| WHAT IS REQUIRED |
Reproduce exactly, and only, the lines of the material below running from the line bearing "Reproduce this chart with Bokeh." through the line bearing "from bokeh.resources import INLINE". Leave any pictures out.

| RECORDS SUPPLIED |
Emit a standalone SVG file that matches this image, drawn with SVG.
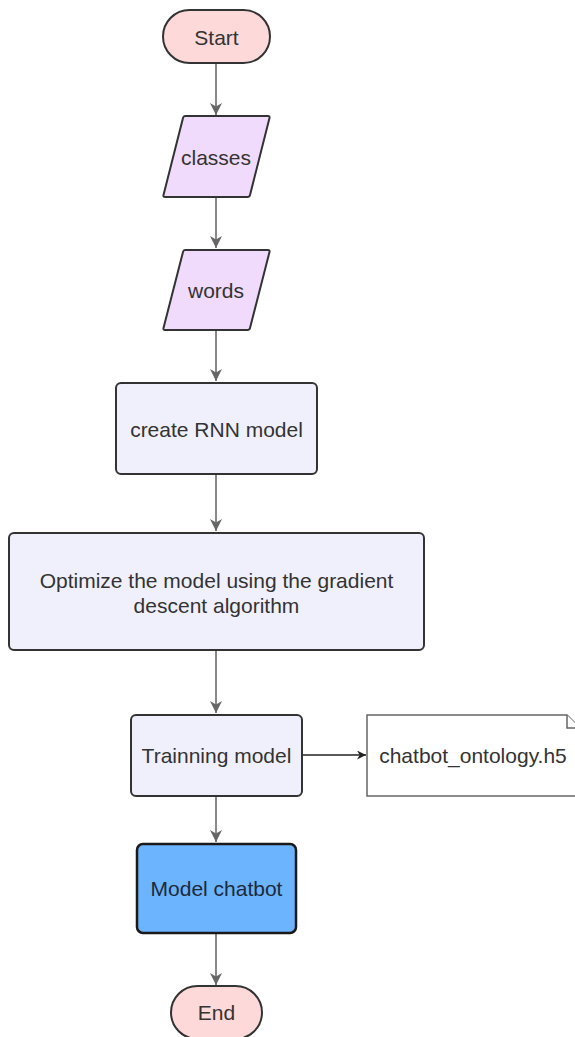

==

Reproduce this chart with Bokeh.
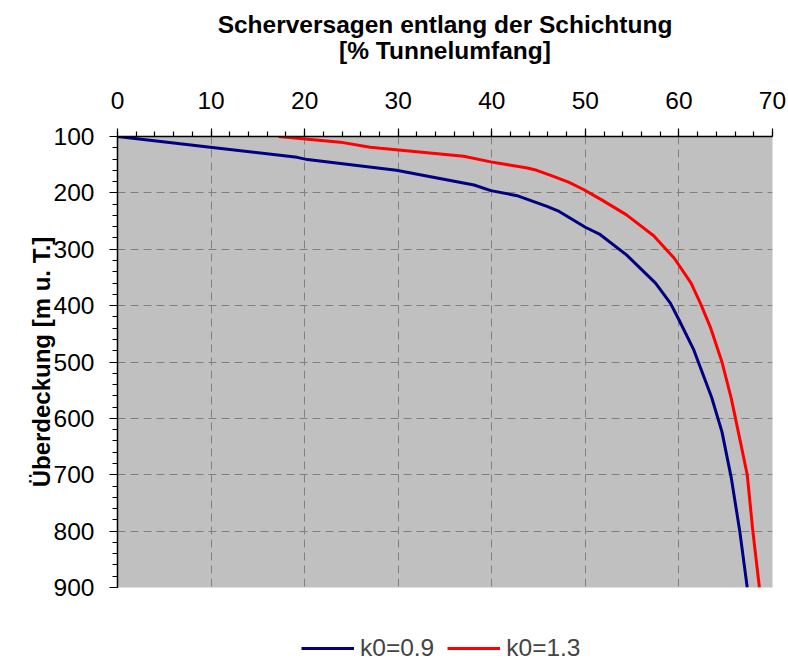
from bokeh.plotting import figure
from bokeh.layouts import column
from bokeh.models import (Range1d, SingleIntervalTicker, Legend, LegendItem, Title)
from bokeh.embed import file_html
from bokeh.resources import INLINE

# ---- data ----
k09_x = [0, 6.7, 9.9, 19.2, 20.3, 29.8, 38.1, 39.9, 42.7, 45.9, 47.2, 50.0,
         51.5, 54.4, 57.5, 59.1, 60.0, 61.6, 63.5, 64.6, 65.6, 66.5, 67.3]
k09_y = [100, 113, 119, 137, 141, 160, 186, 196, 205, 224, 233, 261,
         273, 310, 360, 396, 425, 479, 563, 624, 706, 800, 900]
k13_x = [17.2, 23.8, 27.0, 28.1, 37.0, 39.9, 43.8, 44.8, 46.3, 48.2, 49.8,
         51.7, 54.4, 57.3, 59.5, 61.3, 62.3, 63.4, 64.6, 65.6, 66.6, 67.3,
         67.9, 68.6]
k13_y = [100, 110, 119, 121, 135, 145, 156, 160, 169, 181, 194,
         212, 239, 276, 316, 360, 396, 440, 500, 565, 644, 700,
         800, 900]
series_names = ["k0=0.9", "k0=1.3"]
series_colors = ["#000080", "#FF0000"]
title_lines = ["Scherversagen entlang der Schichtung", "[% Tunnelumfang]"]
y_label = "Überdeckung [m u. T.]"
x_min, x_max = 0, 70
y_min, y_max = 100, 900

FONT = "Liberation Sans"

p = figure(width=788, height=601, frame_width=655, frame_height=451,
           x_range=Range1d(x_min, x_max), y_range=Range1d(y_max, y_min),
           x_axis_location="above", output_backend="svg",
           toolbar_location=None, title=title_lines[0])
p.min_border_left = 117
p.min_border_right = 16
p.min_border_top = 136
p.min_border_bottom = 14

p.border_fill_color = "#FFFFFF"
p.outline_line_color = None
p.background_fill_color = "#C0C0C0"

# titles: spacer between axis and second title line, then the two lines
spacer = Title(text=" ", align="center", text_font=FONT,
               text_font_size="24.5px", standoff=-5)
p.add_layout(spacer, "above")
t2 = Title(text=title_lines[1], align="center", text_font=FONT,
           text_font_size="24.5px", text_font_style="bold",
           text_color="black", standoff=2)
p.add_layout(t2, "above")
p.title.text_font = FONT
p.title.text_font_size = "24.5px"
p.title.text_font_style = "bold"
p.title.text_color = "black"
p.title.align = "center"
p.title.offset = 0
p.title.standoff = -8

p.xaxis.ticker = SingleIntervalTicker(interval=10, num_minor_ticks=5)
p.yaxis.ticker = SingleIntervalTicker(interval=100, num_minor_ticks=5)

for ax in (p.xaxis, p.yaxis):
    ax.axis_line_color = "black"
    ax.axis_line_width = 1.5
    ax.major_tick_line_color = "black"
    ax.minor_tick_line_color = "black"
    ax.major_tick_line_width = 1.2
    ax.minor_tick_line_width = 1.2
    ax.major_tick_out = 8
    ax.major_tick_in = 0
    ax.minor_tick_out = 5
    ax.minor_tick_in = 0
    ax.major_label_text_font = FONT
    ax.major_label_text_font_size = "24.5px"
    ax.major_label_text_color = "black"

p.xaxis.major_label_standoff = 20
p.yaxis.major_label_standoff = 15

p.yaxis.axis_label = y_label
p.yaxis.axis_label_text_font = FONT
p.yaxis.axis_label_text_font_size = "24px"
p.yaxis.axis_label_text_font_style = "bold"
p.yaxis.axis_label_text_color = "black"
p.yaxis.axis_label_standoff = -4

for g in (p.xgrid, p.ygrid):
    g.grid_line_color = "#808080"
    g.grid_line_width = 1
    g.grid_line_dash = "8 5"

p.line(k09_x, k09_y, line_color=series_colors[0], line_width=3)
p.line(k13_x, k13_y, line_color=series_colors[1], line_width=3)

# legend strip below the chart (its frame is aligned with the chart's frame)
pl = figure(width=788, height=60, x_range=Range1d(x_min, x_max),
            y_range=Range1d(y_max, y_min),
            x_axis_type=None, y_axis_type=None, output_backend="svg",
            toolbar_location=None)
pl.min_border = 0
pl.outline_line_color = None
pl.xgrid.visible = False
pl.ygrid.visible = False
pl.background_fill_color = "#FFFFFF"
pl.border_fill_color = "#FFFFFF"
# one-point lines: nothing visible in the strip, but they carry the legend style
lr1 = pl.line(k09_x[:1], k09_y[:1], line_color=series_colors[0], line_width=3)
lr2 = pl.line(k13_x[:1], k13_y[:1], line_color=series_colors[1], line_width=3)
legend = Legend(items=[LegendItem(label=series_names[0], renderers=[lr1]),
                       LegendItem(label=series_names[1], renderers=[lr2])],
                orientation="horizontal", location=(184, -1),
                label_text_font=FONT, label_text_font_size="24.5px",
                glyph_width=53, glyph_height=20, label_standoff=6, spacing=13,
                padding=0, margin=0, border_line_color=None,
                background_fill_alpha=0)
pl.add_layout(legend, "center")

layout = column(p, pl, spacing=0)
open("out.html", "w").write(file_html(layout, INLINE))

| REPLY TO THE EXERCISE |
Reproduce this chart with Bokeh.
from bokeh.plotting import figure
from bokeh.layouts import column
from bokeh.models import (Range1d, SingleIntervalTicker, Legend, LegendItem, Title)
from bokeh.embed import file_html
from bokeh.resources import INLINE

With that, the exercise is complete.